John Wright, a pollster with the Angus Reid Group, says Canadian values are indeed changing - along with their sense of their own identity.

"Most Canadians today have identified themselves with our health-care and social-safety net," he says. "When these hallmarks of Canadianism are either changed or eliminated, it raises the fundamental question: 'Who are we?' " For a new generation of Canadians entering the work force, the answer to that question sounds a lot more, well, American, than it used to.

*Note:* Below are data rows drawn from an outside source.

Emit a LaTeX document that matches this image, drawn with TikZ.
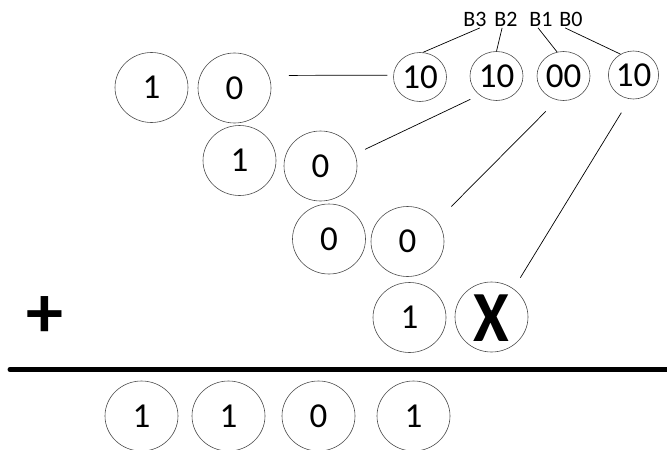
\documentclass[tikz,border=0pt]{standalone}
\usepackage{fontspec}
\setmainfont{Carlito}
\usetikzlibrary{shapes.geometric}
\definecolor{ghost}{RGB}{70,80,100}
\begin{document}
\begin{tikzpicture}[x=1pt,y=-1pt,
  bit/.style={ellipse, draw=black!70, line width=0.6pt, minimum width=73pt,
    minimum height=70pt, inner sep=0pt, font=\fontsize{35}{35}\selectfont},
  pair/.style={bit, minimum width=53pt, minimum height=49pt},
  lbl/.style={inner sep=1pt, font=\fontsize{22}{22}\selectfont},
  wire/.style={draw=black, line width=0.7pt},
  big/.style={inner sep=0pt, font=\bfseries\fontsize{74}{74}\selectfont}]
\useasboundingbox (0,0) rectangle (667,450);

% bit labels
\node[lbl] (b3) at (475,19.5) {B3};
\node[lbl] (b2) at (506,19.5) {B2};
\node[lbl] (b1) at (541,19.5) {B1};
\node[lbl] (b0) at (571,19.5) {B0};

% two-bit groups
\node[pair] (t1) at (420,77) {10};
\node[pair] (t2) at (496.5,76) {10};
\node[pair] (t3) at (563.5,76) {00};
\node[pair, minimum width=49pt, minimum height=48pt] (t4) at (633.5,75) {10};

% partial rows
\node[bit] (r1a) at (151.5,87.5) {1};
\node[bit] (r1b) at (234.5,88) {0};
\node[bit] (r2a) at (239.5,160.5) {1};
\node[bit] (r2b) at (320.5,166) {0};
\node[bit] (r3a) at (329,239) {0};
\node[bit] (r3b) at (407.5,241.5) {0};
\node[bit] (r4a) at (409.5,317.5) {1};
\node[bit, text=ghost] (r4b) at (491.5,317) {\fontsize{20}{20}\selectfont 0};
\node[big, xscale=0.9, font=\bfseries\fontsize{72}{72}\selectfont] (cross) at (491.5,318) {X};

% plus sign and sum rule
\node[big] (plus) at (45,317) {+};
\draw[line width=5pt, line cap=round] (10,369.5) -- (690,369.5);

% sum
\node[bit] (s1) at (141.5,416) {1};
\node[bit] (s2) at (228.5,416) {1};
\node[bit] (s3) at (318.5,416) {0};
\node[bit] (s4) at (413.5,416) {1};

% connectors
\draw[wire] (b3.300) -- (t1.83);
\draw[wire] (b2.245) -- (t2.north);
\draw[wire] (b1.250) -- (t3.105);
\draw[wire] (b0.235) -- (t4.122);
\draw[wire, shorten <=20pt, shorten >=6pt] (r1b.20) -- (t1.176);
\draw[wire, shorten <=11pt, shorten >=10pt] (r2b.19) -- (t2.228);
\draw[wire, shorten <=20pt, shorten >=16pt] (r3b.35) -- (t3.255);
\draw[wire, shorten <=13pt, shorten >=16pt] (r4b.52) -- (t4.261);
\end{tikzpicture}
\end{document}
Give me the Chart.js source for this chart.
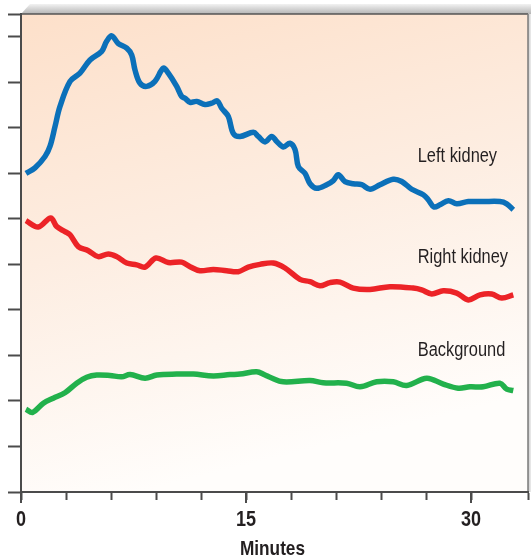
<!DOCTYPE html>
<html>
<head>
<meta charset="utf-8">
<script src="https://cdn.jsdelivr.net/npm/chart.js@4.4.1/dist/chart.umd.min.js"></script>
<style>
  html, body { margin: 0; padding: 0; background: #fff; }
  #wrap { width: 531px; height: 559px; position: relative; }
</style>
</head>
<body>
<div id="wrap"><canvas id="renogram"></canvas></div>
<script>
// Renogram activity curves (arbitrary counts vs. minutes)
const leftKidneyMin = [0.33, 0.93, 1.6, 1.93, 2.27, 2.6, 3.27, 3.93, 4.6, 5.38, 5.71, 6.05, 6.49, 7.05, 7.38, 7.6, 7.93, 8.38, 8.93, 9.49, 9.82, 10.38, 10.71, 10.93, 11.27, 11.71, 12.27, 12.71, 13.09, 13.38, 13.82, 14.15, 14.6, 15.49, 15.82, 16.27, 16.71, 17.05, 17.49, 17.93, 18.27, 18.49, 18.93, 19.27, 19.71, 20.38, 20.82, 21.15, 21.6, 22.15, 22.71, 23.27, 23.93, 24.82, 25.38, 26.05, 26.82, 27.15, 27.53, 27.93, 28.49, 29.05, 29.82, 30.82, 31.93, 32.38, 32.82];
const leftKidneyVal = [7.0, 7.12, 7.37, 7.59, 8.03, 8.47, 9.02, 9.2, 9.49, 9.68, 9.9, 10.02, 9.85, 9.75, 9.6, 9.27, 8.98, 8.91, 9.02, 9.31, 9.2, 8.91, 8.69, 8.65, 8.56, 8.58, 8.51, 8.54, 8.59, 8.43, 8.25, 7.88, 7.81, 7.9, 7.81, 7.69, 7.81, 7.7, 7.58, 7.66, 7.52, 7.15, 7.0, 6.77, 6.67, 6.75, 6.84, 6.97, 6.82, 6.77, 6.75, 6.65, 6.75, 6.87, 6.82, 6.65, 6.53, 6.42, 6.26, 6.31, 6.4, 6.33, 6.38, 6.38, 6.38, 6.33, 6.2];

const rightKidneyMin = [0.33, 1.15, 1.98, 2.38, 2.93, 3.27, 3.82, 4.49, 5.15, 5.82, 6.38, 7.05, 7.71, 8.27, 9.0, 9.82, 10.71, 11.27, 11.93, 12.82, 13.71, 14.49, 15.15, 15.93, 16.82, 17.6, 18.6, 19.27, 19.93, 20.6, 21.27, 22.15, 23.27, 24.6, 26.15, 26.71, 27.38, 28.15, 29.05, 29.82, 30.6, 31.38, 32.05, 32.82];
const rightKidneyVal = [5.96, 5.82, 6.02, 5.83, 5.72, 5.65, 5.39, 5.3, 5.17, 5.23, 5.17, 5.03, 4.99, 4.94, 5.14, 5.04, 5.05, 4.95, 4.86, 4.89, 4.86, 4.84, 4.94, 5.0, 5.03, 4.92, 4.67, 4.62, 4.53, 4.6, 4.61, 4.48, 4.45, 4.51, 4.48, 4.44, 4.35, 4.42, 4.37, 4.22, 4.33, 4.35, 4.26, 4.33];

const backgroundMin = [0.33, 0.78, 1.49, 2.15, 2.93, 3.71, 4.38, 5.05, 5.93, 6.71, 7.27, 8.27, 9.05, 10.38, 11.49, 12.82, 13.93, 14.6, 15.71, 16.27, 16.6, 17.49, 19.27, 20.15, 21.71, 22.6, 23.71, 24.82, 25.71, 27.05, 28.15, 29.15, 29.93, 30.82, 31.93, 32.38, 32.82];
const backgroundVal = [1.82, 1.75, 1.95, 2.06, 2.18, 2.39, 2.52, 2.57, 2.56, 2.53, 2.58, 2.5, 2.57, 2.59, 2.59, 2.55, 2.58, 2.59, 2.64, 2.57, 2.52, 2.42, 2.45, 2.4, 2.39, 2.31, 2.42, 2.42, 2.34, 2.5, 2.37, 2.28, 2.31, 2.31, 2.39, 2.26, 2.23];

const seriesNames = ['Left kidney', 'Right kidney', 'Background'];
const seriesColors = ['#0b70b9', '#ec2327', '#22b14c'];
// where each curve's name sits (minutes, value)
const nameMin = [26.45, 26.45, 26.45];
const nameVal = [7.38, 5.16, 3.1];

const xLabelled = [0, 15, 30];
const xTitle = 'Minutes';

const textColor = '#231f20';
const axisColor = '#4b4b4b';
const font = "'Liberation Sans', Arial, sans-serif";
const squeeze = 0.82;   // condensed lettering

function toPoints(xs, ys) {
  return xs.map((x, i) => ({ x: x, y: ys[i] }));
}

function narrowText(ctx, text, x, y) {
  ctx.save();
  ctx.translate(x, y);
  ctx.scale(squeeze, 1);
  ctx.fillText(text, 0, 0);
  ctx.restore();
}

// shaded panel, box edges and all lettering
const panelPlugin = {
  id: 'panel',
  beforeDraw(chart) {
    const { ctx, chartArea: a } = chart;
    ctx.save();
    const bg = ctx.createLinearGradient(a.left, a.top, a.left + 120, a.bottom);
    bg.addColorStop(0, '#fde0ca');
    bg.addColorStop(0.5, '#fdede1');
    bg.addColorStop(1, '#fffdfb');
    ctx.fillStyle = bg;
    ctx.fillRect(a.left, a.top, a.right - a.left, a.bottom - a.top);

    // top face of the box
    const top = ctx.createLinearGradient(0, a.top - 10, 0, a.top);
    top.addColorStop(0, '#f2f2f2');
    top.addColorStop(1, '#b4b4b4');
    ctx.fillStyle = top;
    ctx.beginPath();
    ctx.moveTo(a.left, a.top);
    ctx.lineTo(a.left + 9, a.top - 10);
    ctx.lineTo(chart.width, a.top - 10);
    ctx.lineTo(chart.width, a.top);
    ctx.closePath();
    ctx.fill();

    // right face
    const side = ctx.createLinearGradient(a.right, 0, chart.width, 0);
    side.addColorStop(0, '#c8c8c8');
    side.addColorStop(1, '#ececec');
    ctx.fillStyle = side;
    ctx.fillRect(a.right, a.top, chart.width - a.right, a.bottom - a.top);

    ctx.strokeStyle = '#555';
    ctx.lineWidth = 1.5;
    ctx.beginPath();
    ctx.moveTo(a.left, a.top);
    ctx.lineTo(a.right, a.top);
    ctx.stroke();
    ctx.strokeStyle = '#7a7a7a';
    ctx.beginPath();
    ctx.moveTo(a.right, a.top);
    ctx.lineTo(a.right, a.bottom);
    ctx.stroke();
    ctx.restore();
  },
  afterDraw(chart) {
    const { ctx, scales, chartArea: a } = chart;
    ctx.save();
    ctx.fillStyle = textColor;

    // curve names
    ctx.font = '20px ' + font;
    ctx.textAlign = 'left';
    ctx.textBaseline = 'middle';
    seriesNames.forEach((name, i) => {
      narrowText(ctx, name, scales.x.getPixelForValue(nameMin[i]), scales.y.getPixelForValue(nameVal[i]));
    });

    // longer marks under the labelled minutes
    ctx.strokeStyle = axisColor;
    ctx.lineWidth = 2;
    xLabelled.forEach(v => {
      const px = Math.round(scales.x.getPixelForValue(v));
      ctx.beginPath();
      ctx.moveTo(px, a.bottom);
      ctx.lineTo(px, a.bottom + 11);
      ctx.stroke();
    });

    // minute labels and axis title
    ctx.font = 'bold 22px ' + font;
    ctx.textAlign = 'center';
    xLabelled.forEach(v => {
      narrowText(ctx, String(v), scales.x.getPixelForValue(v), a.bottom + 28);
    });
    ctx.font = 'bold 21px ' + font;
    narrowText(ctx, xTitle, (a.left + a.right) / 2 - 2, a.bottom + 57);
    ctx.restore();
  }
};

new Chart(document.getElementById('renogram'), {
  type: 'line',
  data: {
    datasets: [
      { label: seriesNames[0], data: toPoints(leftKidneyMin, leftKidneyVal), borderColor: seriesColors[0] },
      { label: seriesNames[1], data: toPoints(rightKidneyMin, rightKidneyVal), borderColor: seriesColors[1] },
      { label: seriesNames[2], data: toPoints(backgroundMin, backgroundVal), borderColor: seriesColors[2] }
    ]
  },
  options: {
    responsive: true,
    maintainAspectRatio: false,
    animation: false,
    layout: { padding: { top: 14, right: 3, left: 0, bottom: 0 } },
    elements: {
      line: { borderWidth: 5.5, tension: 0.35, fill: false, borderCapStyle: 'butt', borderJoinStyle: 'round' },
      point: { radius: 0 }
    },
    plugins: {
      legend: { display: false },
      tooltip: { enabled: false }
    },
    scales: {
      x: {
        type: 'linear',
        min: 0,
        max: 33.8,
        afterFit: scale => { scale.height = 67; },
        grid: { drawOnChartArea: false, tickLength: 8, tickColor: axisColor, tickWidth: 2 },
        border: { color: axisColor, width: 2 },
        ticks: {
          stepSize: 3,
          autoSkip: false,
          maxRotation: 0,
          callback: () => ''
        }
      },
      y: {
        type: 'linear',
        min: 0,
        max: 10.5,
        afterFit: scale => { scale.width = 21; },
        grid: { drawOnChartArea: false, tickLength: 13, tickColor: axisColor, tickWidth: 2 },
        border: { color: axisColor, width: 2 },
        ticks: { stepSize: 1, display: false }
      }
    }
  },
  plugins: [panelPlugin]
});
</script>
</body>
</html>
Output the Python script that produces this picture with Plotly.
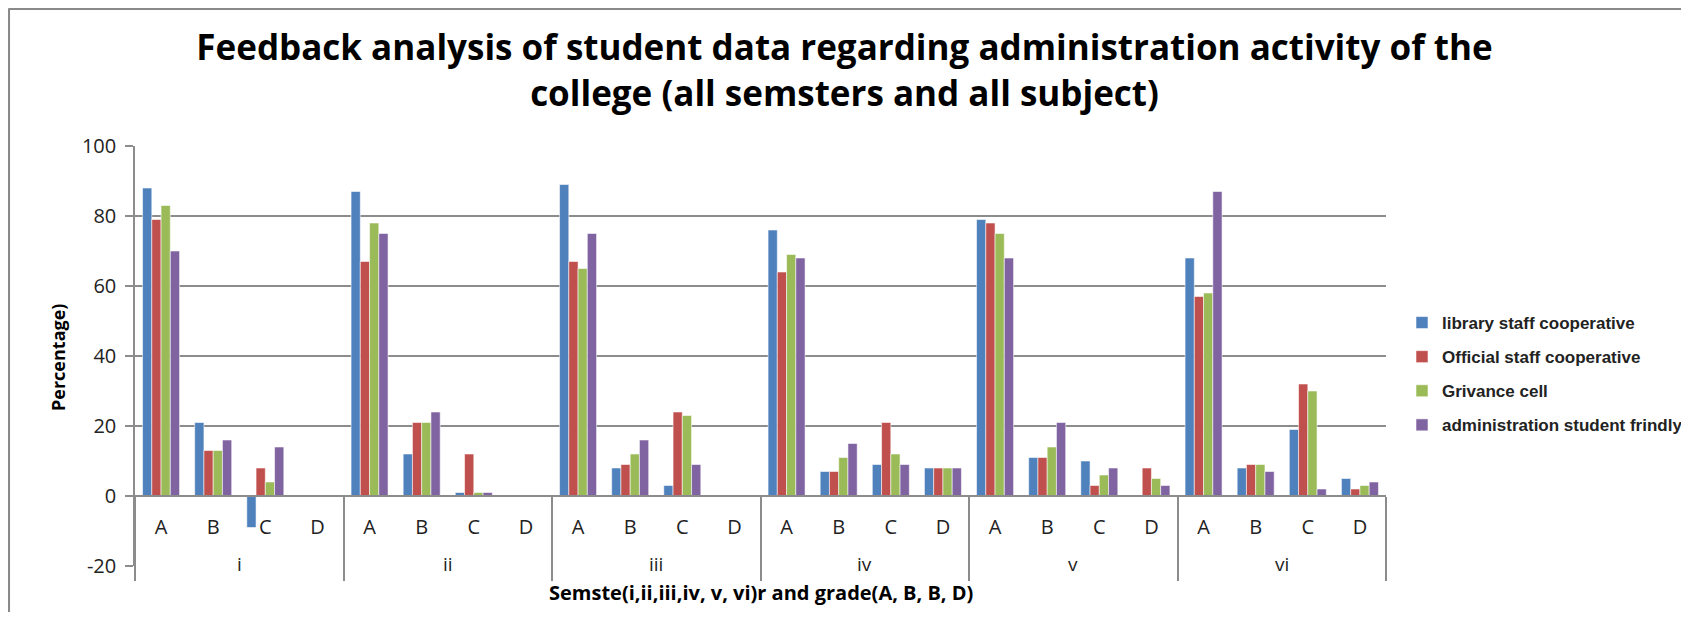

"I was raised with all these social programs to protect me," says Terri Price, a chemical engineer two years out of her graduate program. "But I've had to adapt lately to a tough job market. And I've grown into the belief that I have to look out for myself. I accept the fact that these [programs] won't be the same as they were."

With Canada's changed economic fortunes, a belief in self sufficiency began replacing a historical reliance on government. In the 1980s, Canada's rising deficits did not register a blip of public concern. That began to change in 1989, when former Prime Minister Brian Mulroney began cutting government programs. About 5 percent of Canadians then considered cutting deficits a top priority.

After Canada's recession began in 1991, deficit-cutting rose higher in public opinion polls until 48 percent of Canadians saw it as the nation's top priority in early 1995. Today, 25 percent of Canadians say deficits are the biggest problem - fourth on the list. Unemployment is first.

"We have a real class differentiation," pollster Wright says. "One-third of Canadians hate government spending. Another third loves it. Another third, in the middle, will be on [one or the other] side depending on how you spin the issue."

Right now the middle third wants to cut. And the political impact has tilted every provincial government to the conservative right fiscally.

Canada's Prime Minister Jean Chrtien campaigned in 1993 on a platform of job creation, but has long since backed off make-work programs, instead aggressively slashing the federal payroll. In May, the International Monetary Fund hailed Canada for its fiscal discipline

Deficit cutting, especially in the nation's most heavily populated province, Ontario, has polarized its heavily unionized work force and the conservative government of Premier Michael Harris.

John Clarke, organizer for the Ontario Coalition Against Poverty, says deficits are just a vehicle for big business to lower wages.

"The effect of welfare cuts has been to make many destitute," he says. "It has put many others into the most exploitative jobs. Without a social safety net, workers are at the mercy of business."

He and other activists say Canada's social safety net is changing into something Canadians have long loathed - the patchwork approach to social welfare found in the United States. But for young professionals like Ms. Price, the threat of losing a key component of Canada's old identity to new uncertainties is really beside the point.

"I'm not depending on government, on welfare, or on the social-safety net," she says. "I'm adjusting my dreams. I'm depending on myself."